§ **Exercise aim**
Write out the material again word for word, dropping any images it holds.

§ **Provided data**
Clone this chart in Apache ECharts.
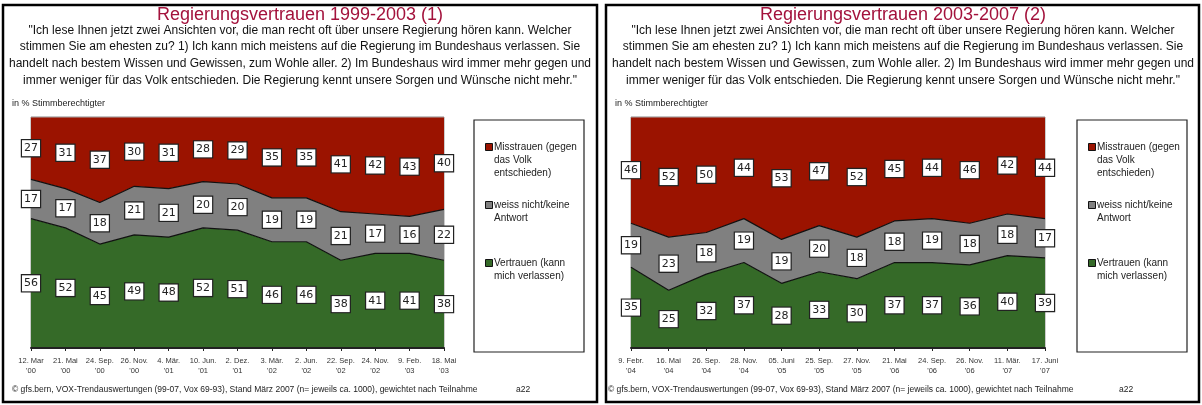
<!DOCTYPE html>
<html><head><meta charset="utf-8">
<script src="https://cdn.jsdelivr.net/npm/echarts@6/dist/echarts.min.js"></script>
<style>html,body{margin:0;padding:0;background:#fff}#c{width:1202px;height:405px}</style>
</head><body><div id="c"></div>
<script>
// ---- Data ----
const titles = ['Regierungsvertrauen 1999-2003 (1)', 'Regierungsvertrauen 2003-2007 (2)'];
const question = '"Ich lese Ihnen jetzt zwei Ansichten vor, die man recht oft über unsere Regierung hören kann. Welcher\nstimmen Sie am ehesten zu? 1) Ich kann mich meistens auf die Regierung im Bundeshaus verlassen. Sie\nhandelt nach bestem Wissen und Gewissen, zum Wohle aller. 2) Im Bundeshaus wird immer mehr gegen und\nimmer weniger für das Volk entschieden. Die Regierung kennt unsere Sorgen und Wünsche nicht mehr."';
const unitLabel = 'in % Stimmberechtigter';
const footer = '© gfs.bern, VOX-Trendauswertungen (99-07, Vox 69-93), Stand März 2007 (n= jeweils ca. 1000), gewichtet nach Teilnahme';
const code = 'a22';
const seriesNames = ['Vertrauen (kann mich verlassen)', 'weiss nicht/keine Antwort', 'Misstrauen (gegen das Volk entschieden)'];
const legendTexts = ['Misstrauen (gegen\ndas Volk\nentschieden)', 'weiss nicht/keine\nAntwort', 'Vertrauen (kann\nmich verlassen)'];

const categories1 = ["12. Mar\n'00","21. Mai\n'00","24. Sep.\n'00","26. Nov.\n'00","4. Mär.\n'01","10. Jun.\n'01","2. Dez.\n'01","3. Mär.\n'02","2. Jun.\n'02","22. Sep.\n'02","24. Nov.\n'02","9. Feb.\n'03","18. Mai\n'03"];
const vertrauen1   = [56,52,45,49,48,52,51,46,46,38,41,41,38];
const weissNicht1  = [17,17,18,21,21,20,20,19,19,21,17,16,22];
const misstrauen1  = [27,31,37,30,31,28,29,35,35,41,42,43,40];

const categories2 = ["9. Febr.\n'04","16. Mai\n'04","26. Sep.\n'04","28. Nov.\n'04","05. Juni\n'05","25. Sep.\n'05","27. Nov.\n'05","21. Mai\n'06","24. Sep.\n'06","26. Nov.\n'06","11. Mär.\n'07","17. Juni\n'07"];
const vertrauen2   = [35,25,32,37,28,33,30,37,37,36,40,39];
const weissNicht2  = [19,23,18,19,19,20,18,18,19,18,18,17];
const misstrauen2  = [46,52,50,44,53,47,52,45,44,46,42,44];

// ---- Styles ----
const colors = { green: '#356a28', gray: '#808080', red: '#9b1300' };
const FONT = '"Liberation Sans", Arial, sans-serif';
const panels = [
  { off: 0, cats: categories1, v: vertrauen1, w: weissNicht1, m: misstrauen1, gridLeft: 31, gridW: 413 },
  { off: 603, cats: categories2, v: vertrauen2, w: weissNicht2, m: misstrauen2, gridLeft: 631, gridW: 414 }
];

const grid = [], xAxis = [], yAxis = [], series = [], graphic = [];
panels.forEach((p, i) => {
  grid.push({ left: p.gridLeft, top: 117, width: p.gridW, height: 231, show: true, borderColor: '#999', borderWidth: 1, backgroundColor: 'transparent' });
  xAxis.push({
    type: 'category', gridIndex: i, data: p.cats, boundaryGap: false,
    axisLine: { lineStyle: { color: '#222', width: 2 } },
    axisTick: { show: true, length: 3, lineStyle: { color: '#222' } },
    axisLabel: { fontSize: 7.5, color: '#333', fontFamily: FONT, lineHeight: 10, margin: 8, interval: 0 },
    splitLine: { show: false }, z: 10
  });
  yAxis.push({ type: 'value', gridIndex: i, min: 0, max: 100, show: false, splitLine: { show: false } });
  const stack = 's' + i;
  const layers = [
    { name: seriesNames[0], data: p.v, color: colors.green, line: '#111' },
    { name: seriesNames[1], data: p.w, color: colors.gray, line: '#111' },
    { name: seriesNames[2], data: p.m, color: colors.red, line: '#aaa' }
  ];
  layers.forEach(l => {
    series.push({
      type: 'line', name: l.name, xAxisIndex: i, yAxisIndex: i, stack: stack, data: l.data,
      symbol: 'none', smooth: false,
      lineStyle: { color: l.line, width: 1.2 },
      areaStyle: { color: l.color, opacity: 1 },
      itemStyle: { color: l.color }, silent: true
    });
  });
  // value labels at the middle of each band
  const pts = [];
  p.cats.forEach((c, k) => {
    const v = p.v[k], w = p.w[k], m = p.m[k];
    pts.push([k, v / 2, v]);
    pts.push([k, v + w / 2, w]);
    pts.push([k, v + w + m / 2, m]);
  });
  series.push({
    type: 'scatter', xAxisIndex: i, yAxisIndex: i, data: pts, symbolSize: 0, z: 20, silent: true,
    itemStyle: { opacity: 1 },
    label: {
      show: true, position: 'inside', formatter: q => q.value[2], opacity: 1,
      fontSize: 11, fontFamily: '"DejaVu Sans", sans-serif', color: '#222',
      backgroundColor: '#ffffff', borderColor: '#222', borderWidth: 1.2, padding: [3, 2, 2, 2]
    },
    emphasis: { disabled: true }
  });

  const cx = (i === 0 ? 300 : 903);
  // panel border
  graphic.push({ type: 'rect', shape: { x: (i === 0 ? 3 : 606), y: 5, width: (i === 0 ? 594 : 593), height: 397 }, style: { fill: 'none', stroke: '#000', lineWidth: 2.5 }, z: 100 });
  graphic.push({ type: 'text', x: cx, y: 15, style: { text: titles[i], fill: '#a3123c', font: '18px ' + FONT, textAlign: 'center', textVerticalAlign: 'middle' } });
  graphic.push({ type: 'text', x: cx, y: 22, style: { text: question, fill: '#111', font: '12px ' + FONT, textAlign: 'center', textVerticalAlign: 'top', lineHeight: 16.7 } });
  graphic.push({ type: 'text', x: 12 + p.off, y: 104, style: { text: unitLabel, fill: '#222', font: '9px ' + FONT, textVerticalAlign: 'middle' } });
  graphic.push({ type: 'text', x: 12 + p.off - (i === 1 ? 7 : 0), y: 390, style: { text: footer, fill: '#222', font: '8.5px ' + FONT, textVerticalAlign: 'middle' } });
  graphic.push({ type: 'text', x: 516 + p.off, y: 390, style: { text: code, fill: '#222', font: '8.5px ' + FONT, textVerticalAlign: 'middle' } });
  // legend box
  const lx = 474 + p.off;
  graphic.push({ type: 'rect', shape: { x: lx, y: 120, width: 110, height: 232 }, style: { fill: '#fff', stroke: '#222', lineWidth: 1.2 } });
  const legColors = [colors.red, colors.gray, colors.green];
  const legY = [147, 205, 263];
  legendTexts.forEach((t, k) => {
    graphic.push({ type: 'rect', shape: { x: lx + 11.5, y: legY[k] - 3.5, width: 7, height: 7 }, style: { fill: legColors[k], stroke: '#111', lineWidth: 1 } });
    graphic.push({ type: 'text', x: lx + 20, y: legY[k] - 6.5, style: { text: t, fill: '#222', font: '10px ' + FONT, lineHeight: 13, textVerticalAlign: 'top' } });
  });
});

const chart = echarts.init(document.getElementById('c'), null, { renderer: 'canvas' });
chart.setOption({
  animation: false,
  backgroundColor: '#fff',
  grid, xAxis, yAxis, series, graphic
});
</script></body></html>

§ **Task output**
Clone this chart in Apache ECharts.
<!DOCTYPE html>
<html><head><meta charset="utf-8">
<script src="https://cdn.jsdelivr.net/npm/echarts@6/dist/echarts.min.js"></script>
<style>html,body{margin:0;padding:0;background:#fff}#c{width:1202px;height:405px}</style>
</head><body><div id="c"></div>
<script>
// ---- Data ----
const titles = ['Regierungsvertrauen 1999-2003 (1)', 'Regierungsvertrauen 2003-2007 (2)'];
const question = '"Ich lese Ihnen jetzt zwei Ansichten vor, die man recht oft über unsere Regierung hören kann. Welcher\nstimmen Sie am ehesten zu? 1) Ich kann mich meistens auf die Regierung im Bundeshaus verlassen. Sie\nhandelt nach bestem Wissen und Gewissen, zum Wohle aller. 2) Im Bundeshaus wird immer mehr gegen und\nimmer weniger für das Volk entschieden. Die Regierung kennt unsere Sorgen und Wünsche nicht mehr."';
const unitLabel = 'in % Stimmberechtigter';
const footer = '© gfs.bern, VOX-Trendauswertungen (99-07, Vox 69-93), Stand März 2007 (n= jeweils ca. 1000), gewichtet nach Teilnahme';
const code = 'a22';
const seriesNames = ['Vertrauen (kann mich verlassen)', 'weiss nicht/keine Antwort', 'Misstrauen (gegen das Volk entschieden)'];
const legendTexts = ['Misstrauen (gegen\ndas Volk\nentschieden)', 'weiss nicht/keine\nAntwort', 'Vertrauen (kann\nmich verlassen)'];

const categories1 = ["12. Mar\n'00","21. Mai\n'00","24. Sep.\n'00","26. Nov.\n'00","4. Mär.\n'01","10. Jun.\n'01","2. Dez.\n'01","3. Mär.\n'02","2. Jun.\n'02","22. Sep.\n'02","24. Nov.\n'02","9. Feb.\n'03","18. Mai\n'03"];
const vertrauen1   = [56,52,45,49,48,52,51,46,46,38,41,41,38];
const weissNicht1  = [17,17,18,21,21,20,20,19,19,21,17,16,22];
const misstrauen1  = [27,31,37,30,31,28,29,35,35,41,42,43,40];

const categories2 = ["9. Febr.\n'04","16. Mai\n'04","26. Sep.\n'04","28. Nov.\n'04","05. Juni\n'05","25. Sep.\n'05","27. Nov.\n'05","21. Mai\n'06","24. Sep.\n'06","26. Nov.\n'06","11. Mär.\n'07","17. Juni\n'07"];
const vertrauen2   = [35,25,32,37,28,33,30,37,37,36,40,39];
const weissNicht2  = [19,23,18,19,19,20,18,18,19,18,18,17];
const misstrauen2  = [46,52,50,44,53,47,52,45,44,46,42,44];

// ---- Styles ----
const colors = { green: '#356a28', gray: '#808080', red: '#9b1300' };
const FONT = '"Liberation Sans", Arial, sans-serif';
const panels = [
  { off: 0, cats: categories1, v: vertrauen1, w: weissNicht1, m: misstrauen1, gridLeft: 31, gridW: 413 },
  { off: 603, cats: categories2, v: vertrauen2, w: weissNicht2, m: misstrauen2, gridLeft: 631, gridW: 414 }
];

const grid = [], xAxis = [], yAxis = [], series = [], graphic = [];
panels.forEach((p, i) => {
  grid.push({ left: p.gridLeft, top: 117, width: p.gridW, height: 231, show: true, borderColor: '#999', borderWidth: 1, backgroundColor: 'transparent' });
  xAxis.push({
    type: 'category', gridIndex: i, data: p.cats, boundaryGap: false,
    axisLine: { lineStyle: { color: '#222', width: 2 } },
    axisTick: { show: true, length: 3, lineStyle: { color: '#222' } },
    axisLabel: { fontSize: 7.5, color: '#333', fontFamily: FONT, lineHeight: 10, margin: 8, interval: 0 },
    splitLine: { show: false }, z: 10
  });
  yAxis.push({ type: 'value', gridIndex: i, min: 0, max: 100, show: false, splitLine: { show: false } });
  const stack = 's' + i;
  const layers = [
    { name: seriesNames[0], data: p.v, color: colors.green, line: '#111' },
    { name: seriesNames[1], data: p.w, color: colors.gray, line: '#111' },
    { name: seriesNames[2], data: p.m, color: colors.red, line: '#aaa' }
  ];
  layers.forEach(l => {
    series.push({
      type: 'line', name: l.name, xAxisIndex: i, yAxisIndex: i, stack: stack, data: l.data,
      symbol: 'none', smooth: false,
      lineStyle: { color: l.line, width: 1.2 },
      areaStyle: { color: l.color, opacity: 1 },
      itemStyle: { color: l.color }, silent: true
    });
  });
  // value labels at the middle of each band
  const pts = [];
  p.cats.forEach((c, k) => {
    const v = p.v[k], w = p.w[k], m = p.m[k];
    pts.push([k, v / 2, v]);
    pts.push([k, v + w / 2, w]);
    pts.push([k, v + w + m / 2, m]);
  });
  series.push({
    type: 'scatter', xAxisIndex: i, yAxisIndex: i, data: pts, symbolSize: 0, z: 20, silent: true,
    itemStyle: { opacity: 1 },
    label: {
      show: true, position: 'inside', formatter: q => q.value[2], opacity: 1,
      fontSize: 11, fontFamily: '"DejaVu Sans", sans-serif', color: '#222',
      backgroundColor: '#ffffff', borderColor: '#222', borderWidth: 1.2, padding: [3, 2, 2, 2]
    },
    emphasis: { disabled: true }
  });

  const cx = (i === 0 ? 300 : 903);
  // panel border
  graphic.push({ type: 'rect', shape: { x: (i === 0 ? 3 : 606), y: 5, width: (i === 0 ? 594 : 593), height: 397 }, style: { fill: 'none', stroke: '#000', lineWidth: 2.5 }, z: 100 });
  graphic.push({ type: 'text', x: cx, y: 15, style: { text: titles[i], fill: '#a3123c', font: '18px ' + FONT, textAlign: 'center', textVerticalAlign: 'middle' } });
  graphic.push({ type: 'text', x: cx, y: 22, style: { text: question, fill: '#111', font: '12px ' + FONT, textAlign: 'center', textVerticalAlign: 'top', lineHeight: 16.7 } });
  graphic.push({ type: 'text', x: 12 + p.off, y: 104, style: { text: unitLabel, fill: '#222', font: '9px ' + FONT, textVerticalAlign: 'middle' } });
  graphic.push({ type: 'text', x: 12 + p.off - (i === 1 ? 7 : 0), y: 390, style: { text: footer, fill: '#222', font: '8.5px ' + FONT, textVerticalAlign: 'middle' } });
  graphic.push({ type: 'text', x: 516 + p.off, y: 390, style: { text: code, fill: '#222', font: '8.5px ' + FONT, textVerticalAlign: 'middle' } });
  // legend box
  const lx = 474 + p.off;
  graphic.push({ type: 'rect', shape: { x: lx, y: 120, width: 110, height: 232 }, style: { fill: '#fff', stroke: '#222', lineWidth: 1.2 } });
  const legColors = [colors.red, colors.gray, colors.green];
  const legY = [147, 205, 263];
  legendTexts.forEach((t, k) => {
    graphic.push({ type: 'rect', shape: { x: lx + 11.5, y: legY[k] - 3.5, width: 7, height: 7 }, style: { fill: legColors[k], stroke: '#111', lineWidth: 1 } });
    graphic.push({ type: 'text', x: lx + 20, y: legY[k] - 6.5, style: { text: t, fill: '#222', font: '10px ' + FONT, lineHeight: 13, textVerticalAlign: 'top' } });
  });
});

const chart = echarts.init(document.getElementById('c'), null, { renderer: 'canvas' });
chart.setOption({
  animation: false,
  backgroundColor: '#fff',
  grid, xAxis, yAxis, series, graphic
});
</script></body></html>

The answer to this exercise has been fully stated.